I work with individual students and clients on koans and in Jungian Analysis. I am currently accepting new students and clients. To schedule a meeting, email me or send a message at contact us.
Jisen is the lead teacher of the Boise Zen Center. Her background includes degrees in music, dance, physical therapy and certification as an Alexander Technique Teacher. She was ordained at the Zen Center of Pittsburgh and received transmission In 2012, when she began City Dharma in Squirrel Hill in Pittsburgh, PA. She moved to the Pacific Northwest in 2016. Jisen shares the Boise's Zen Center's meditation programs with FMZ and she also leads sometimes on Sunday mornings.
Karma Forbes has studied Zen as well as martial arts for much of her life studying for many years with Joko Beck and the Ordinary Mind school. She specializes and has directed programs in Internal Family Systems Therapy. She is a leader at Portland Zen Center and is now in private practice as a psychotherapist and IFS trainer after many years working as a faculty counselor for the Renton Technical College, serving students with disabilities and also gifted students. She has a particular interest in trauma recovery and embodiment.
D Allen is a lifelong Zen practitioner, leader at Oaxaca Zen, teaching in both Spanish and English. He also teaches groups in Monterey CA where he lives with his partner. An early student of Phillip Kapleau, he eventually swore off koans and worked with Toni Packer in a practice of inquiry and presence for many years. In the last 5 years he has become an enthusiastic student and teacher of koans, with a particular fondness for the buffalo whose tail won't pass through the lattice window. His experience as a Radical Faerie in the 1970's and his appreciation for queer culture also inform his zen insights.

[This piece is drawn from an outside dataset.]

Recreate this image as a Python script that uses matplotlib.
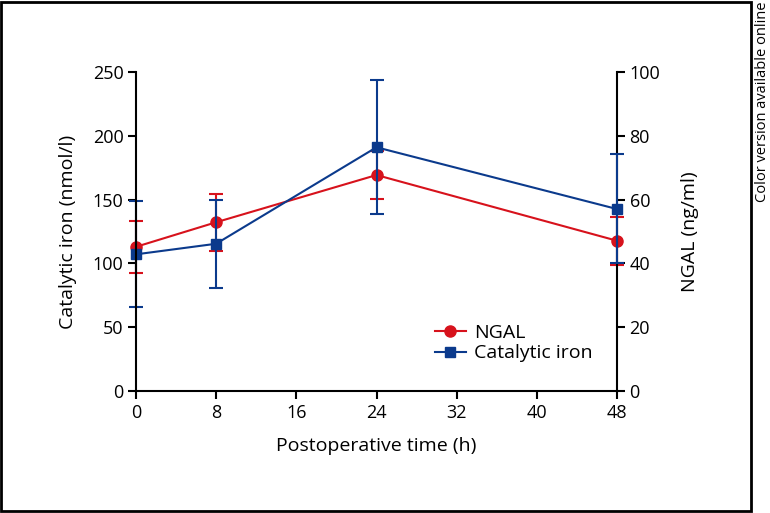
import matplotlib
matplotlib.use("Agg")
import matplotlib.pyplot as plt
from matplotlib.patches import Rectangle
from matplotlib.lines import Line2D

plt.rcParams['font.family'] = ['Open Sans', 'DejaVu Sans']

time_h = [0, 8, 24, 48]
ngal = [45.2, 52.9, 67.7, 47.1]
ngal_err = [8.1, 9.0, 7.5, 7.6]
iron = [107.1, 115.4, 191.0, 142.6]
iron_err_up = [42.0, 34.3, 52.7, 43.1]
iron_err_dn = [41.0, 34.4, 52.5, 42.6]

x_ticks = [0, 8, 16, 24, 32, 40, 48]
left_ticks = [0, 50, 100, 150, 200, 250]
right_ticks = [0, 20, 40, 60, 80, 100]

RED = '#d7121c'
BLUE = '#0b3a8c'

fig = plt.figure(figsize=(7.7, 5.13), dpi=100)
ax = fig.add_axes([136/770, 1 - 391/513, (617-136)/770, (391-72)/513])
ax2 = ax.twinx()
ax.set_zorder(ax2.get_zorder() + 1)
ax.patch.set_visible(False)

c2 = ax2.errorbar(time_h, ngal, yerr=ngal_err, color=RED, marker='o', markersize=8,
                  lw=1.5, elinewidth=1.5, capsize=5, capthick=1.5)
c1 = ax.errorbar(time_h, iron, yerr=[iron_err_dn, iron_err_up], color=BLUE, marker='s',
                 markersize=7, lw=1.5, elinewidth=1.5, capsize=5, capthick=1.5)
for cont in (c1, c2):
    for art in cont.lines:
        if art is None:
            continue
        arts = art if isinstance(art, tuple) else (art,)
        for a_ in arts:
            a_.set_clip_on(False)
    for coll in cont[2]:
        coll.set_clip_on(False)

ax.set_xlim(0, 48)
ax.set_ylim(0, 250)
ax2.set_ylim(0, 100)
ax.set_xticks(x_ticks)
ax.set_yticks(left_ticks)
ax2.set_yticks(right_ticks)

for a in (ax, ax2):
    a.spines['top'].set_visible(False)
    for s in a.spines.values():
        s.set_linewidth(1.5)
    a.tick_params(direction='out', length=6, width=1.5, labelsize=13, pad=3)
ax.spines['right'].set_visible(False)
ax2.spines['left'].set_visible(False)
ax2.spines['bottom'].set_visible(False)

ax.set_xlabel('Postoperative time (h)', fontsize=14, labelpad=11)
ax.set_ylabel('Catalytic iron (nmol/l)', fontsize=14, labelpad=11)
ax2.set_ylabel('NGAL (ng/ml)', fontsize=14, labelpad=15)

h_ngal = Line2D([], [], color=RED, marker='o', markersize=8, lw=1.5)
h_iron = Line2D([], [], color=BLUE, marker='s', markersize=7, lw=1.5)
ax.legend([h_ngal, h_iron], ['NGAL', 'Catalytic iron'], loc='lower left',
          bbox_to_anchor=(0.605, 0.065), frameon=False, fontsize=14,
          handlelength=1.6, handletextpad=0.4, labelspacing=0.15, borderaxespad=0)

fig.patches.append(Rectangle((1/770, 2/513), 750/770, 509/513, transform=fig.transFigure,
                             fill=False, edgecolor='black', lw=2))
fig.text(762/770, 1 - 2/513, 'Color version available online', rotation=90,
         ha='center', va='top', fontsize=10.5)

fig.savefig('out.png', dpi=100)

Contemporary abstract painter Dennis Peak grew up living in many places and among many cultures around the globe. He pursued art at the University of California, Santa Cruz with a focus on ceramic sculpture. In between Peak’s day jobs as a carpenter and tiler, he sculpted large, wall-mounted fired clay commissions. At one point he decided to paint these sculptures rather than glaze them. What began as an experiment with layers, colors, and lines led him to sell his kiln and clay tools and begin painting with acrylics on canvas full time. His abstract compositions are informed by his life-long interest in structure and a curiosity about what holds things together.
Amy is a zen koan student as well as a historian, poet, community activist and mother and dancer. She writes curriculum for the Big History Project and has been a lecturer in Colonial History and Women's History at Stanford University and Sonoma State University. Meditation has been a way for her to experience the world more fully and to see into the dream underneath. She writes about creativity, spirituality and social change and her prose and poetry have been published
in Rattle, Medium, and Uncertainty.Club. She is currently deeply engaged with the ecology of the hills of St. Helena as she and her community work to rebuild after everything burned in the Fall of 2020. She leads, with Jisen Coghlan, the Wednesday morning meditation sessions, as well as leading on Sunday mornings as well.

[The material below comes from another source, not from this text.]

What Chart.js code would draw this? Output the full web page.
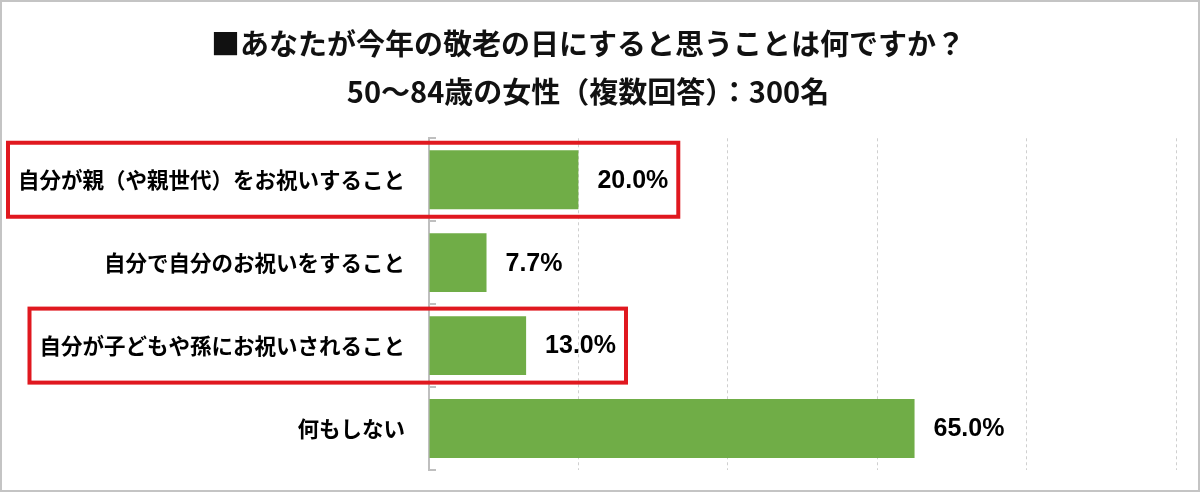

Michael is a zen koan student as well as a sculptor and ink brush painter. After college during the late 1960's-early 70's, amidst a backdrop of social upheaval, he boarded the slow boat to Japan to study with a Zen master he'd met just once, a few years before. He lived in Japan for over 30 years where he became an accomplished ink brush painter and assisted his teacher on paintings in temples all over Japan. His own work has been shown in Japan and the US. He also teaches painting and sculpture in the Bay Area. He is interested in creating and supporting the community that forms around meditation practice.
Elise Turner is a teacher of mostly grateful teenage students who are following individualized curricula. She's also a mother, grandmother, zen student and enthusiastic host for family, friends and community.